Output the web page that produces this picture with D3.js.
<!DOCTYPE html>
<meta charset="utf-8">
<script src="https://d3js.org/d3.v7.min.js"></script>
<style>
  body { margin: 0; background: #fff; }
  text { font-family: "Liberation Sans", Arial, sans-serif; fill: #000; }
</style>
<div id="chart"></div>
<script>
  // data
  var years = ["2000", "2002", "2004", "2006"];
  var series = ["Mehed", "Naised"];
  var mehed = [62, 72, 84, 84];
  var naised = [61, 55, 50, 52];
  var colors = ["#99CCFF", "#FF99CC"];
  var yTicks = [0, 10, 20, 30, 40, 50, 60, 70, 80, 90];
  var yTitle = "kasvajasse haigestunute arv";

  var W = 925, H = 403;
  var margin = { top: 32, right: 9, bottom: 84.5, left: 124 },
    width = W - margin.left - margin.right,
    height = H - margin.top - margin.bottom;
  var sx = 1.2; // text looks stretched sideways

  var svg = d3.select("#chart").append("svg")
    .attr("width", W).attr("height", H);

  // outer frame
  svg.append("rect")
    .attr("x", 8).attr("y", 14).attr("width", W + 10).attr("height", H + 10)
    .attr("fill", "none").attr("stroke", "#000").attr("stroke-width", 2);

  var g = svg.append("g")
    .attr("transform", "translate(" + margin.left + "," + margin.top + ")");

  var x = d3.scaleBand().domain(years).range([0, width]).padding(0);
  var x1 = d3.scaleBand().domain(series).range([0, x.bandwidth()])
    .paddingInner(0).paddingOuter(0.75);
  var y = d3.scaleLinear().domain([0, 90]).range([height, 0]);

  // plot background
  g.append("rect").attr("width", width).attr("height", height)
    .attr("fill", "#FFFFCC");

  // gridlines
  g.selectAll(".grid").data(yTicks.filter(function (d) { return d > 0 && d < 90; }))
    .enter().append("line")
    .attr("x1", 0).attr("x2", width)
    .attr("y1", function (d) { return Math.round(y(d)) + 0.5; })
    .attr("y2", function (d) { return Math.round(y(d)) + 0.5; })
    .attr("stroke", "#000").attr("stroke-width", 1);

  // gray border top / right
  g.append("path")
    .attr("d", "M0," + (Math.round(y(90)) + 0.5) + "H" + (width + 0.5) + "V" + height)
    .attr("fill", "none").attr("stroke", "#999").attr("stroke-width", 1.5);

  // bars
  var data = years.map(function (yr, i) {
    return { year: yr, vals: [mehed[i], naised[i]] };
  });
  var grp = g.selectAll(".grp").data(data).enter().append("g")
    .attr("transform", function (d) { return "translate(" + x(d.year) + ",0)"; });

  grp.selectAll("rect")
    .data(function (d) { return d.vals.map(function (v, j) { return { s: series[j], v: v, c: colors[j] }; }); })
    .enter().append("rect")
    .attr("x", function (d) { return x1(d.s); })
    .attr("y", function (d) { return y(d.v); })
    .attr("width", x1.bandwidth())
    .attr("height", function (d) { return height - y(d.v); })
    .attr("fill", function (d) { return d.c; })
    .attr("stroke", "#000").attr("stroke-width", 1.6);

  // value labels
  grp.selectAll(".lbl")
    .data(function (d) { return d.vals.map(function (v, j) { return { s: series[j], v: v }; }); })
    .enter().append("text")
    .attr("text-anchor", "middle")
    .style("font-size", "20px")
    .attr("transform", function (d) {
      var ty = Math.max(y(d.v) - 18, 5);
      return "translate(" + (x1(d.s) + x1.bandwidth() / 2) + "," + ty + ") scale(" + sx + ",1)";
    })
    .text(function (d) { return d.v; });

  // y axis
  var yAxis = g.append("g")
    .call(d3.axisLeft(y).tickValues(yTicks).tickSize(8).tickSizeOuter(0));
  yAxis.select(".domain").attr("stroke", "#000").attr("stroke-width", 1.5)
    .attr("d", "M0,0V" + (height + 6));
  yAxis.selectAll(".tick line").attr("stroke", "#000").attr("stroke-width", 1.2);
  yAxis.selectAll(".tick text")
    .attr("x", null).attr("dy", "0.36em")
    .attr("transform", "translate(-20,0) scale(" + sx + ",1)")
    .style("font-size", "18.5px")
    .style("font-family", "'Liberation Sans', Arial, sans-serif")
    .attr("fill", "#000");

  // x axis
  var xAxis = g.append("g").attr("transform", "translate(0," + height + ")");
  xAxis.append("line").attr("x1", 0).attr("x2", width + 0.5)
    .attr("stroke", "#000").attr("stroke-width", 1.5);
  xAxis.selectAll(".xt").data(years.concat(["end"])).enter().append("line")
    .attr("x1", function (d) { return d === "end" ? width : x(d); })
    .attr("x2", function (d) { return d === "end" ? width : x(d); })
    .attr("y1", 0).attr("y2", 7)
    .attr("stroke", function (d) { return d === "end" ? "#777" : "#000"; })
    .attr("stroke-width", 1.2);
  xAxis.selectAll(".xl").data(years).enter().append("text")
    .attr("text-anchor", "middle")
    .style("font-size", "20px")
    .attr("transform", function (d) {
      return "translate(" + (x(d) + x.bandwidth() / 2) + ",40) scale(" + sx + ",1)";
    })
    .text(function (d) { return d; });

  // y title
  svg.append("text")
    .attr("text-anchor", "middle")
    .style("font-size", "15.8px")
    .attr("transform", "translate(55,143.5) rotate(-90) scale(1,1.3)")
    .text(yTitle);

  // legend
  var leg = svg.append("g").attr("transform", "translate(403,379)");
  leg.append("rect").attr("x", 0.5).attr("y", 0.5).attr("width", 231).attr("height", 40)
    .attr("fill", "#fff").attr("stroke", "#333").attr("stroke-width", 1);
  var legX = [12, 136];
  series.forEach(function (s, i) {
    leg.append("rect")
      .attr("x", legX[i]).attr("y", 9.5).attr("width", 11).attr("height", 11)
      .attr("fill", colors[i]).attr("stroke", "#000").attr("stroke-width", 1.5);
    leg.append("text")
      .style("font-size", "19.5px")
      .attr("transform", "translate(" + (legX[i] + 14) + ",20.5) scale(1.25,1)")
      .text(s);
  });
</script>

# TASK TO COMPLETE
Take the data above and return it exactly.

# ANSWER TO THIS EXERCISE
Output the web page that produces this picture with D3.js.
<!DOCTYPE html>
<meta charset="utf-8">
<script src="https://d3js.org/d3.v7.min.js"></script>
<style>
  body { margin: 0; background: #fff; }
  text { font-family: "Liberation Sans", Arial, sans-serif; fill: #000; }
</style>
<div id="chart"></div>
<script>
  // data
  var years = ["2000", "2002", "2004", "2006"];
  var series = ["Mehed", "Naised"];
  var mehed = [62, 72, 84, 84];
  var naised = [61, 55, 50, 52];
  var colors = ["#99CCFF", "#FF99CC"];
  var yTicks = [0, 10, 20, 30, 40, 50, 60, 70, 80, 90];
  var yTitle = "kasvajasse haigestunute arv";

  var W = 925, H = 403;
  var margin = { top: 32, right: 9, bottom: 84.5, left: 124 },
    width = W - margin.left - margin.right,
    height = H - margin.top - margin.bottom;
  var sx = 1.2; // text looks stretched sideways

  var svg = d3.select("#chart").append("svg")
    .attr("width", W).attr("height", H);

  // outer frame
  svg.append("rect")
    .attr("x", 8).attr("y", 14).attr("width", W + 10).attr("height", H + 10)
    .attr("fill", "none").attr("stroke", "#000").attr("stroke-width", 2);

  var g = svg.append("g")
    .attr("transform", "translate(" + margin.left + "," + margin.top + ")");

  var x = d3.scaleBand().domain(years).range([0, width]).padding(0);
  var x1 = d3.scaleBand().domain(series).range([0, x.bandwidth()])
    .paddingInner(0).paddingOuter(0.75);
  var y = d3.scaleLinear().domain([0, 90]).range([height, 0]);

  // plot background
  g.append("rect").attr("width", width).attr("height", height)
    .attr("fill", "#FFFFCC");

  // gridlines
  g.selectAll(".grid").data(yTicks.filter(function (d) { return d > 0 && d < 90; }))
    .enter().append("line")
    .attr("x1", 0).attr("x2", width)
    .attr("y1", function (d) { return Math.round(y(d)) + 0.5; })
    .attr("y2", function (d) { return Math.round(y(d)) + 0.5; })
    .attr("stroke", "#000").attr("stroke-width", 1);

  // gray border top / right
  g.append("path")
    .attr("d", "M0," + (Math.round(y(90)) + 0.5) + "H" + (width + 0.5) + "V" + height)
    .attr("fill", "none").attr("stroke", "#999").attr("stroke-width", 1.5);

  // bars
  var data = years.map(function (yr, i) {
    return { year: yr, vals: [mehed[i], naised[i]] };
  });
  var grp = g.selectAll(".grp").data(data).enter().append("g")
    .attr("transform", function (d) { return "translate(" + x(d.year) + ",0)"; });

  grp.selectAll("rect")
    .data(function (d) { return d.vals.map(function (v, j) { return { s: series[j], v: v, c: colors[j] }; }); })
    .enter().append("rect")
    .attr("x", function (d) { return x1(d.s); })
    .attr("y", function (d) { return y(d.v); })
    .attr("width", x1.bandwidth())
    .attr("height", function (d) { return height - y(d.v); })
    .attr("fill", function (d) { return d.c; })
    .attr("stroke", "#000").attr("stroke-width", 1.6);

  // value labels
  grp.selectAll(".lbl")
    .data(function (d) { return d.vals.map(function (v, j) { return { s: series[j], v: v }; }); })
    .enter().append("text")
    .attr("text-anchor", "middle")
    .style("font-size", "20px")
    .attr("transform", function (d) {
      var ty = Math.max(y(d.v) - 18, 5);
      return "translate(" + (x1(d.s) + x1.bandwidth() / 2) + "," + ty + ") scale(" + sx + ",1)";
    })
    .text(function (d) { return d.v; });

  // y axis
  var yAxis = g.append("g")
    .call(d3.axisLeft(y).tickValues(yTicks).tickSize(8).tickSizeOuter(0));
  yAxis.select(".domain").attr("stroke", "#000").attr("stroke-width", 1.5)
    .attr("d", "M0,0V" + (height + 6));
  yAxis.selectAll(".tick line").attr("stroke", "#000").attr("stroke-width", 1.2);
  yAxis.selectAll(".tick text")
    .attr("x", null).attr("dy", "0.36em")
    .attr("transform", "translate(-20,0) scale(" + sx + ",1)")
    .style("font-size", "18.5px")
    .style("font-family", "'Liberation Sans', Arial, sans-serif")
    .attr("fill", "#000");

  // x axis
  var xAxis = g.append("g").attr("transform", "translate(0," + height + ")");
  xAxis.append("line").attr("x1", 0).attr("x2", width + 0.5)
    .attr("stroke", "#000").attr("stroke-width", 1.5);
  xAxis.selectAll(".xt").data(years.concat(["end"])).enter().append("line")
    .attr("x1", function (d) { return d === "end" ? width : x(d); })
    .attr("x2", function (d) { return d === "end" ? width : x(d); })
    .attr("y1", 0).attr("y2", 7)
    .attr("stroke", function (d) { return d === "end" ? "#777" : "#000"; })
    .attr("stroke-width", 1.2);
  xAxis.selectAll(".xl").data(years).enter().append("text")
    .attr("text-anchor", "middle")
    .style("font-size", "20px")
    .attr("transform", function (d) {
      return "translate(" + (x(d) + x.bandwidth() / 2) + ",40) scale(" + sx + ",1)";
    })
    .text(function (d) { return d; });

  // y title
  svg.append("text")
    .attr("text-anchor", "middle")
    .style("font-size", "15.8px")
    .attr("transform", "translate(55,143.5) rotate(-90) scale(1,1.3)")
    .text(yTitle);

  // legend
  var leg = svg.append("g").attr("transform", "translate(403,379)");
  leg.append("rect").attr("x", 0.5).attr("y", 0.5).attr("width", 231).attr("height", 40)
    .attr("fill", "#fff").attr("stroke", "#333").attr("stroke-width", 1);
  var legX = [12, 136];
  series.forEach(function (s, i) {
    leg.append("rect")
      .attr("x", legX[i]).attr("y", 9.5).attr("width", 11).attr("height", 11)
      .attr("fill", colors[i]).attr("stroke", "#000").attr("stroke-width", 1.5);
    leg.append("text")
      .style("font-size", "19.5px")
      .attr("transform", "translate(" + (legX[i] + 14) + ",20.5) scale(1.25,1)")
      .text(s);
  });
</script>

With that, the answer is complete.